New York Times bestselling author and psychotherapist Lori Gottlieb headlined the Virtual Lion of Judah Celebration on Dec. 3, detailing her own journey with therapy, as well as her experiences with four patients dealing with an array of personal issues.
Lions of Judah, an international organization of more than 17,500 women, is a network of women who have each made a commitment of at least $5,000 toward their local Jewish Federation. The Philadelphia contingent had more than 200 Lions registered for the celebration, an annual occurrence that would have typically taken place at a lively event space. Past affairs, like a 2013 luncheon at the Arts Ballroom, have raised more than $1 million.
Gottlieb, in conversation with local book blogger Kirsten Wilf Baritz, was an obvious choice to address the women, according to Kelly Dash, event co-chair. The combination of her interests as a therapist and as a Jewish woman, plus her name recognition to the women organizing the event, brought her into Lion living rooms.
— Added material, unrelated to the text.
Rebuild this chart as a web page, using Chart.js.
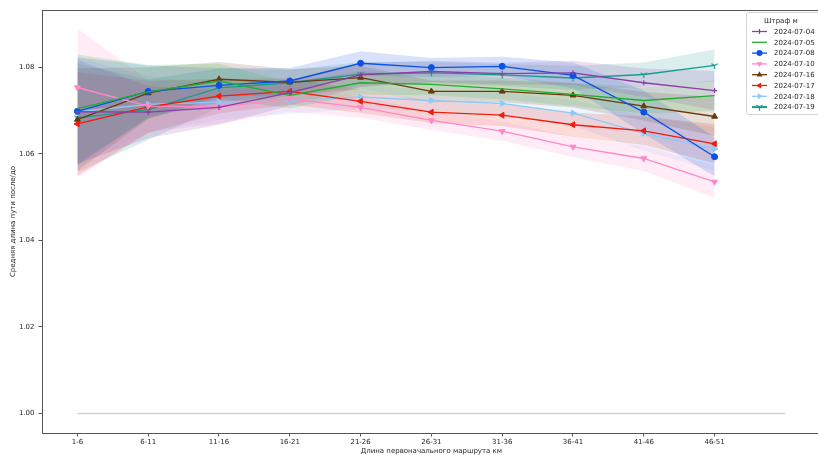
<!DOCTYPE html>
<html><head><meta charset="utf-8">
<script src="https://cdn.jsdelivr.net/npm/chart.js@4.4.1/dist/chart.umd.min.js"></script>
<style>
html,body{margin:0;padding:0;overflow:hidden;background:#fff;width:818px;height:455px}
#wrap{position:relative;width:826px;height:455px}
</style></head>
<body><div id="wrap"><canvas id="c" width="826" height="455"></canvas></div>
<script>
const categories = ['1-6','6-11','11-16','16-21','21-26','26-31','31-36','36-41','41-46','46-51'];
const yTicks = [1.00, 1.02, 1.04, 1.06, 1.08];
const legendTitle = 'Штраф м';
const xTitle = 'Длина первоначального маршрута км';
const yTitle = 'Средняя длина пути после/до';
const baselineValue = 1.00;

const s0704 = [1.0697, 1.0696, 1.0707, 1.0741, 1.0782, 1.0790, 1.0785, 1.0787, 1.0764, 1.0746];
const s0704Low = [1.0577, 1.0636, 1.0667, 1.0711, 1.0754, 1.0765, 1.0760, 1.0759, 1.0731, 1.0701];
const s0704High = [1.0817, 1.0756, 1.0747, 1.0771, 1.0810, 1.0815, 1.0810, 1.0815, 1.0797, 1.0791];

const s0705 = [1.0704, 1.0743, 1.0768, 1.0735, 1.0764, 1.0760, 1.0750, 1.0737, 1.0723, 1.0734];
const s0705Low = [1.0579, 1.0681, 1.0728, 1.0705, 1.0737, 1.0735, 1.0725, 1.0710, 1.0693, 1.0699];
const s0705High = [1.0829, 1.0805, 1.0808, 1.0765, 1.0791, 1.0785, 1.0775, 1.0764, 1.0753, 1.0769];

const s0708 = [1.0698, 1.0744, 1.0758, 1.0768, 1.0809, 1.0799, 1.0802, 1.0781, 1.0696, 1.0593];
const s0708Low = [1.0573, 1.0684, 1.0718, 1.0738, 1.0781, 1.0777, 1.0780, 1.0751, 1.0646, 1.0548];
const s0708High = [1.0823, 1.0804, 1.0798, 1.0798, 1.0837, 1.0821, 1.0824, 1.0811, 1.0746, 1.0638];

const s0710 = [1.0753, 1.0710, 1.0708, 1.0727, 1.0707, 1.0677, 1.0652, 1.0616, 1.0589, 1.0535];
const s0710Low = [1.0545, 1.0650, 1.0670, 1.0697, 1.0683, 1.0655, 1.0630, 1.0592, 1.0560, 1.0498];
const s0710High = [1.0890, 1.0770, 1.0746, 1.0757, 1.0731, 1.0699, 1.0674, 1.0640, 1.0618, 1.0572];

const s0716 = [1.0679, 1.0740, 1.0772, 1.0765, 1.0776, 1.0744, 1.0744, 1.0735, 1.0710, 1.0686];
const s0716Low = [1.0561, 1.0680, 1.0732, 1.0735, 1.0749, 1.0719, 1.0719, 1.0707, 1.0677, 1.0641];
const s0716High = [1.0797, 1.0800, 1.0812, 1.0795, 1.0803, 1.0769, 1.0769, 1.0763, 1.0743, 1.0731];

const s0717 = [1.0669, 1.0708, 1.0733, 1.0744, 1.0721, 1.0696, 1.0689, 1.0667, 1.0653, 1.0623];
const s0717Low = [1.0549, 1.0648, 1.0693, 1.0714, 1.0694, 1.0671, 1.0664, 1.0639, 1.0620, 1.0578];
const s0717High = [1.0789, 1.0768, 1.0773, 1.0774, 1.0748, 1.0721, 1.0714, 1.0695, 1.0686, 1.0668];

const s0718 = [1.0697, 1.0714, 1.0719, 1.0722, 1.0731, 1.0723, 1.0716, 1.0694, 1.0647, 1.0611];
const s0718Low = [1.0572, 1.0649, 1.0679, 1.0692, 1.0704, 1.0698, 1.0691, 1.0664, 1.0607, 1.0561];
const s0718High = [1.0822, 1.0779, 1.0759, 1.0752, 1.0758, 1.0748, 1.0741, 1.0724, 1.0687, 1.0661];

const s0719 = [1.0683, 1.0702, 1.0752, 1.0764, 1.0784, 1.0787, 1.0782, 1.0775, 1.0783, 1.0804];
const s0719Low = [1.0558, 1.0632, 1.0707, 1.0734, 1.0756, 1.0762, 1.0757, 1.0747, 1.0755, 1.0767];
const s0719High = [1.0808, 1.0772, 1.0797, 1.0794, 1.0812, 1.0812, 1.0807, 1.0803, 1.0811, 1.0841];

const FONT = 'DejaVu Sans';
const TXT = '#262626';
const AX = '#555';
const BAND_ALPHA = 0.16;

function triDown(color){
  const c = document.createElement('canvas'); c.width = 9; c.height = 9;
  const g = c.getContext('2d'); g.strokeStyle = color; g.lineWidth = 1.2;
  const cx = 4.5, cy = 4.5, r = 3.6;
  g.beginPath();
  g.moveTo(cx, cy); g.lineTo(cx, cy + r);
  g.moveTo(cx, cy); g.lineTo(cx - r*0.866, cy - r*0.5);
  g.moveTo(cx, cy); g.lineTo(cx + r*0.866, cy - r*0.5);
  g.stroke();
  return c;
}

const series = [
  {name:'2024-07-04', v:s0704, lo:s0704Low, hi:s0704High, color:'#8b3fa6', style:'cross', rot:0, r:2.6},
  {name:'2024-07-05', v:s0705, lo:s0705Low, hi:s0705High, color:'#1fae2f', style:'none', rot:0, r:0},
  {name:'2024-07-08', v:s0708, lo:s0708Low, hi:s0708High, color:'#0b52e4', style:'circle', rot:0, r:3},
  {name:'2024-07-10', v:s0710, lo:s0710Low, hi:s0710High, color:'#ff88c6', style:'triangle', rot:180, r:3.4},
  {name:'2024-07-16', v:s0716, lo:s0716Low, hi:s0716High, color:'#6b3a0c', style:'triangle', rot:0, r:3.4},
  {name:'2024-07-17', v:s0717, lo:s0717Low, hi:s0717High, color:'#ef1c0c', style:'triangle', rot:-90, r:3.4},
  {name:'2024-07-18', v:s0718, lo:s0718Low, hi:s0718High, color:'#8ecaf6', style:'triangle', rot:90, r:3.4},
  {name:'2024-07-19', v:s0719, lo:s0719Low, hi:s0719High, color:'#1a9c8c', style:'tri', rot:0, r:3.6}
];

function rgba(hex, a){
  const n = parseInt(hex.slice(1),16);
  return `rgba(${(n>>16)&255},${(n>>8)&255},${n&255},${a})`;
}
const pts = arr => arr.map((y,i)=>({x:i,y}));

const datasets = [];
series.forEach(s => {
  datasets.push({data:pts(s.hi), borderWidth:0, pointRadius:0, fill:false, order:10, tension:0, backgroundColor:rgba(s.color,BAND_ALPHA)});
  datasets.push({data:pts(s.lo), borderWidth:0, pointRadius:0, fill:'-1', order:10, tension:0, backgroundColor:rgba(s.color,BAND_ALPHA)});
});
datasets.push({data:[{x:0,y:baselineValue},{x:categories.length,y:baselineValue}], borderColor:'#d2d2d2', borderWidth:1.5, pointRadius:0, fill:false, order:5});
series.forEach(s => {
  const img = s.style === 'tri' ? triDown(s.color) : null;
  datasets.push({
    label:s.name, data:pts(s.v), borderColor:s.color, backgroundColor:s.color,
    borderWidth:1.3, tension:0, fill:false, order:1,
    pointStyle: img || (s.style === 'none' ? 'circle' : s.style),
    pointRotation:s.rot, pointRadius:s.r, pointBorderWidth: s.style==='cross'?1.2:1,
    pointBorderColor:s.color, pointBackgroundColor:s.color
  });
});

function drawMarker(ctx, s, x, y){
  ctx.save();
  ctx.fillStyle = s.color; ctx.strokeStyle = s.color; ctx.lineWidth = 1.2;
  if (s.style === 'circle'){
    ctx.beginPath(); ctx.arc(x,y,s.r,0,Math.PI*2); ctx.fill();
  } else if (s.style === 'triangle'){
    const rad = s.rot*Math.PI/180; ctx.beginPath();
    for (let k=0;k<3;k++){ const t = rad + k*2*Math.PI/3; const px = x + Math.sin(t)*s.r, py = y - Math.cos(t)*s.r; k?ctx.lineTo(px,py):ctx.moveTo(px,py);}
    ctx.closePath(); ctx.fill();
  } else if (s.style === 'cross'){
    ctx.beginPath(); ctx.moveTo(x-s.r,y); ctx.lineTo(x+s.r,y); ctx.moveTo(x,y-s.r); ctx.lineTo(x,y+s.r); ctx.stroke();
  } else if (s.style === 'tri'){
    const r = s.r; ctx.beginPath();
    ctx.moveTo(x,y); ctx.lineTo(x,y+r);
    ctx.moveTo(x,y); ctx.lineTo(x-r*0.866,y-r*0.5);
    ctx.moveTo(x,y); ctx.lineTo(x+r*0.866,y-r*0.5);
    ctx.stroke();
  }
  ctx.restore();
}

const framePlugin = {
  id:'frame',
  afterDraw(chart){
    const {ctx, chartArea:a} = chart;
    ctx.save();
    ctx.strokeStyle = AX; ctx.lineWidth = 1;
    ctx.beginPath(); ctx.moveTo(a.left, a.top+0.5); ctx.lineTo(a.right, a.top+0.5); ctx.stroke();
    ctx.beginPath(); ctx.moveTo(a.right-0.5, a.top); ctx.lineTo(a.right-0.5, a.bottom); ctx.stroke();
    const bx = 746.5, by = 12.5, bw = 80, bh = 102;
    ctx.fillStyle = 'rgba(255,255,255,0.85)'; ctx.strokeStyle = '#d4d4d4';
    ctx.beginPath();
    if (ctx.roundRect) ctx.roundRect(bx,by,bw,bh,2); else ctx.rect(bx,by,bw,bh);
    ctx.fill(); ctx.stroke();
    ctx.fillStyle = TXT; ctx.font = `7px "${FONT}"`;
    ctx.textAlign = 'center'; ctx.textBaseline = 'middle';
    ctx.fillText(legendTitle, 781, 21.5);
    ctx.textAlign = 'left';
    series.forEach((s,i) => {
      const y = 31.5 + i*10.8;
      ctx.strokeStyle = s.color; ctx.lineWidth = s.style==='tri' ? 2 : 1.3;
      ctx.beginPath(); ctx.moveTo(752, y); ctx.lineTo(767, y); ctx.stroke();
      drawMarker(ctx, s, 759.5, y);
      ctx.fillStyle = TXT;
      ctx.fillText(s.name, 774, y+0.5);
    });
    ctx.restore();
  }
};

new Chart(document.getElementById('c'), {
  type:'line',
  data:{datasets},
  options:{
    responsive:false, animation:false, devicePixelRatio:1,
    layout:{padding:{top:10,right:1,left:0,bottom:0}},
    plugins:{legend:{display:false}, tooltip:{enabled:false}},
    scales:{
      x:{
        type:'linear', min:-0.5, max:10.5,
        afterBuildTicks: sc => { sc.ticks = categories.map((_,i)=>({value:i})); },
        afterFit: sc => { sc.height = 22; },
        ticks:{callback: v => categories[v] ?? '', autoSkip:false, maxRotation:0, font:{family:FONT,size:7}, color:TXT, padding:1},
        grid:{display:true, drawOnChartArea:false, drawTicks:true, tickLength:3.5, color:AX},
        border:{display:true, color:AX, width:1},
        title:{display:true, text:xTitle, font:{family:FONT,size:7}, color:TXT, padding:{top:1,bottom:0}}
      },
      y:{
        type:'linear', min:0.9955, max:1.0932,
        afterBuildTicks: sc => { sc.ticks = yTicks.map(v=>({value:v})); },
        afterFit: sc => { sc.width = 42; },
        ticks:{callback: v => Number(v).toFixed(2), font:{family:FONT,size:7}, color:TXT, padding:4},
        grid:{display:true, drawOnChartArea:false, drawTicks:true, tickLength:3.5, color:AX},
        border:{display:true, color:AX, width:1},
        title:{display:true, text:yTitle, font:{family:FONT,size:7}, color:TXT, padding:{top:9,bottom:0}}
      }
    }
  },
  plugins:[framePlugin]
});
</script>
</body></html>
Gottlieb’s appearance was made possible by a donation from Joan Garde.
The topic of discussion was Gottlieb’s 2019 memoir, “Maybe You Should Talk To Someone.” Part of the reason for the popularity of the book, Gottlieb said, was that she didn’t clean herself up for publication.
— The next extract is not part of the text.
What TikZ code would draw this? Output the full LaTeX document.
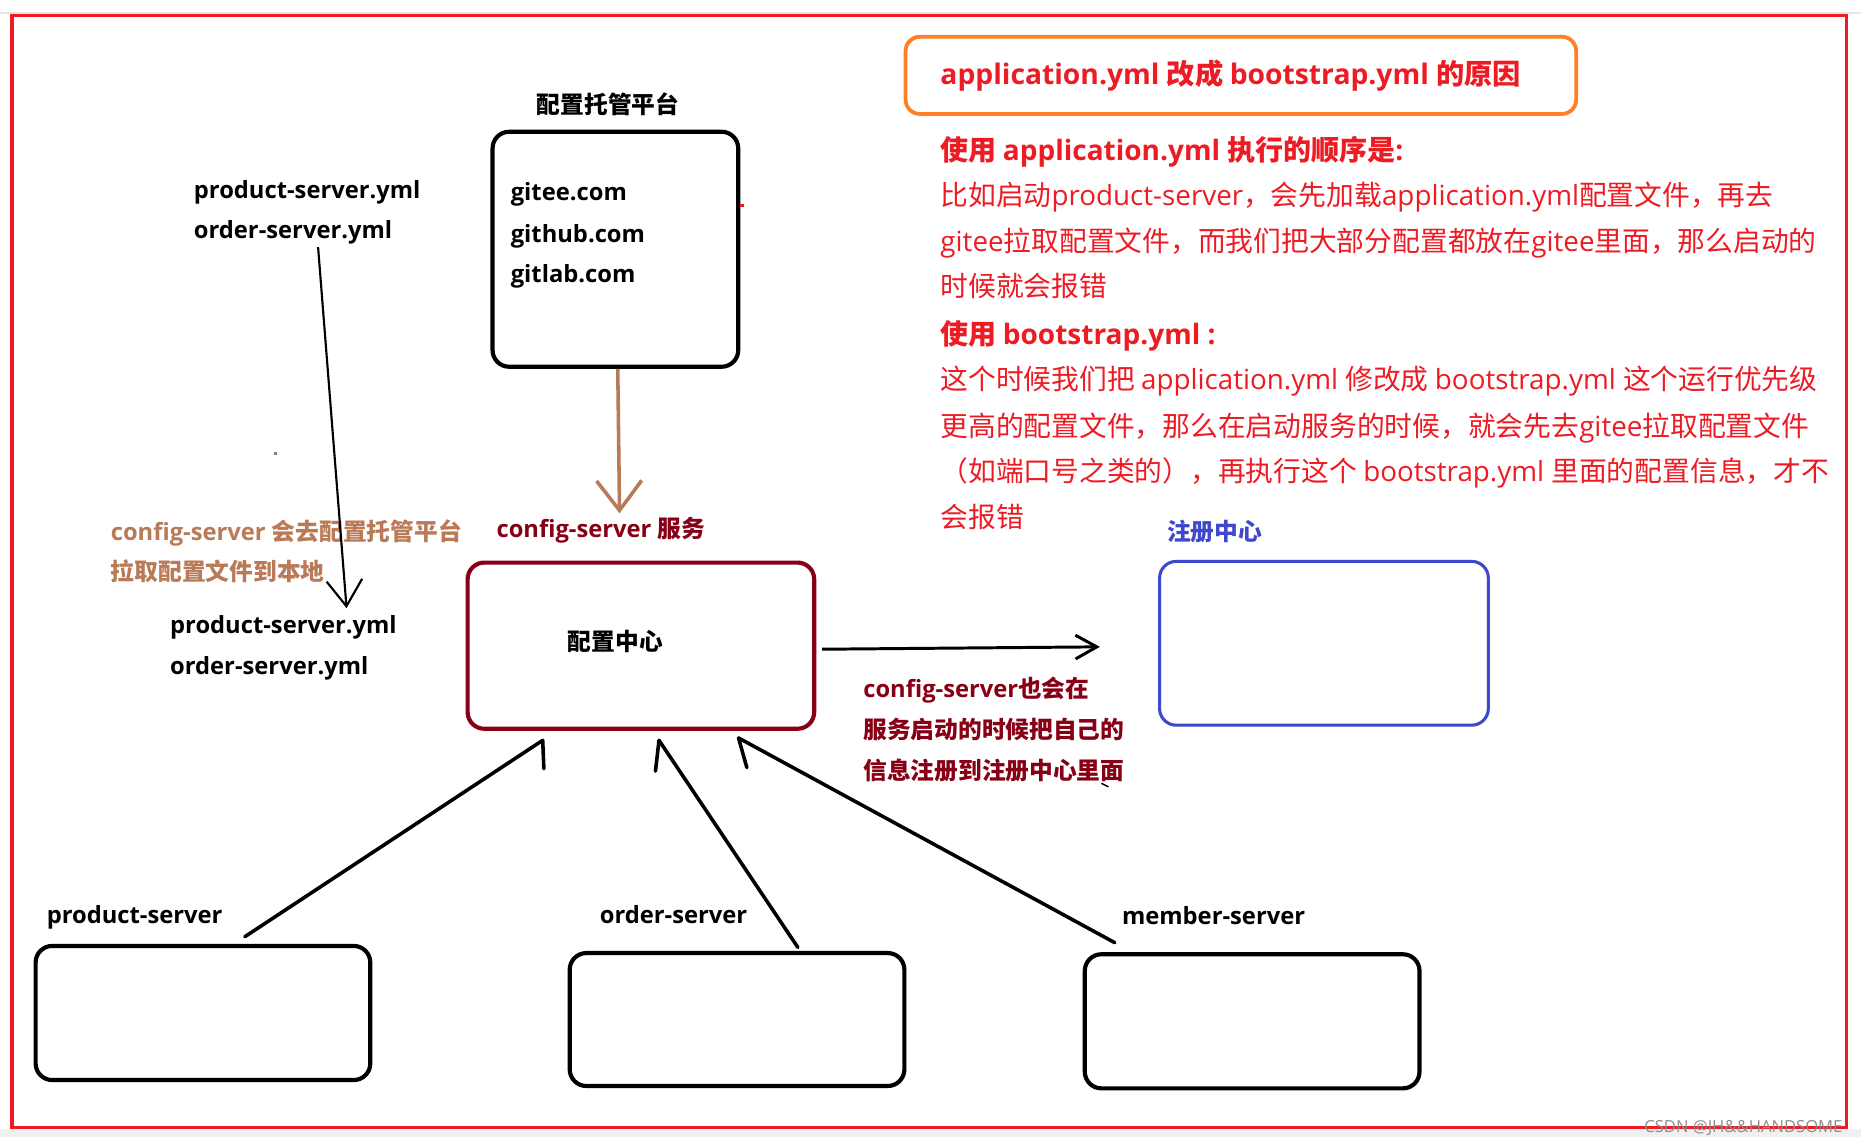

“It’s so real, and authentic and relatable,” Gottlieb said, Baritz saying the last one with Gottlieb at the same time.
The two women discussed Gottlieb’s thoughts on the difference between presentation and reality, and how to keep oneself grounded during the pandemic.
Gottlieb’s talk, and the whole celebration, was introduced by Jewish Federation of Greater Philadelphia Chair of Women’s Philanthropy Julie Savitch. Savitch, joking that she had still decided to wear makeup and heels despite delivering her speech from a Jewish Federation board room, kicked off the evening with a litany of thank yous, underlining how much she was looking forward to the day that the Lions could roar together again, in person.
“Next year in a ballroom?” Savitch asked, hopefully.
Following several shorter segments — an in-memoriam tribute to recently passed Lions Leah Mazer and Irma Malissa, a pretaped round-up of thank you’s from beneficiaries of Lion-funded projects, and addresses from event co-chair Jessica Solomon and Campaign Chair of Women’s Philanthropy Tracy Gordon — the evening’s main event began.
The Virtual Lion of Judah Celebration closed with a short thank-you from Dash, who directed the Lions toward some of the real fun for the evening: a chance to catch up with Lions that they haven’t seen since the spring in virtual breakout rooms.
“Seeing the whole event come together, it was really cool,” Dash said. “I would love to see it again.”